The four scatterplots here show the per-capita local revenue and average standardized test scores for each state. Each of the four graphs show an overall positive association between local revenues and test scores. The associations appear to be slightly weak to moderate. The slght exception is in the graph with 4th grade math scores, where we see a drop towards the higher revenue per-capita (x-axis) values. But for the most part, we see as states raise more tax revenue per-capita, academic performance tends to increase as well.

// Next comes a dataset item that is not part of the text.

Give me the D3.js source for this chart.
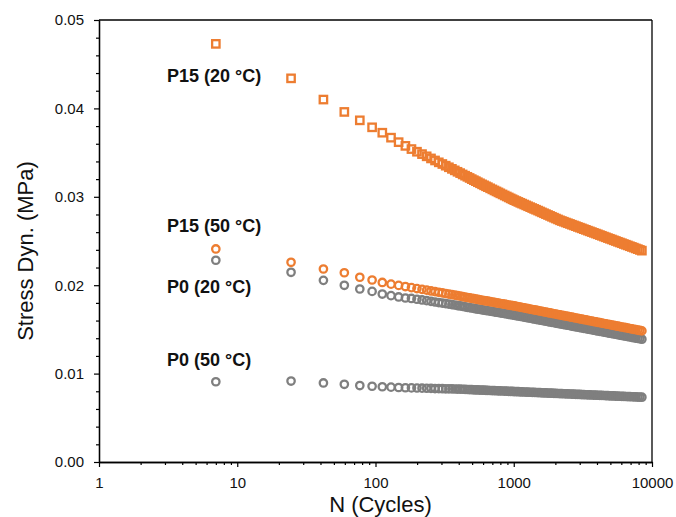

When we look at the correlations, these points are confirmed. With correlational coefficients ranging from +0.44 to +0.52, with the exception of the 4th grade math noted prior, there is slightly weak to moderte positive associations between the local revenue and score variables being studied here.

Conclusion

From our analysis of plots in the previous section, we can commentate on how the data supports the author’s arguments in their article and answers the questions of this project. The author’s main point was that public school districts, supported by local tax revenue, have the potential to be highly unequal, as unequal local tax revenue raising capabilities leads to less accessible funding for public education, which in turn hinders student performance. Overall, the data generally supports this argument. The plots provided give insight to which states are most capable to raising local tax revenue, and demonstrates that most of these states also spend some of the most on per-student educational costs. We also see the vice versa, where lower local tax revenue raising states tend to spend less per-student on public educational expenses. Finally, we see a general pattern that states that raise more local tax revenue per-capita tend to perform better on standardized tests, indicating higher quality of public education. All of these findings driven through the analysis of data support what the author was arguing all along.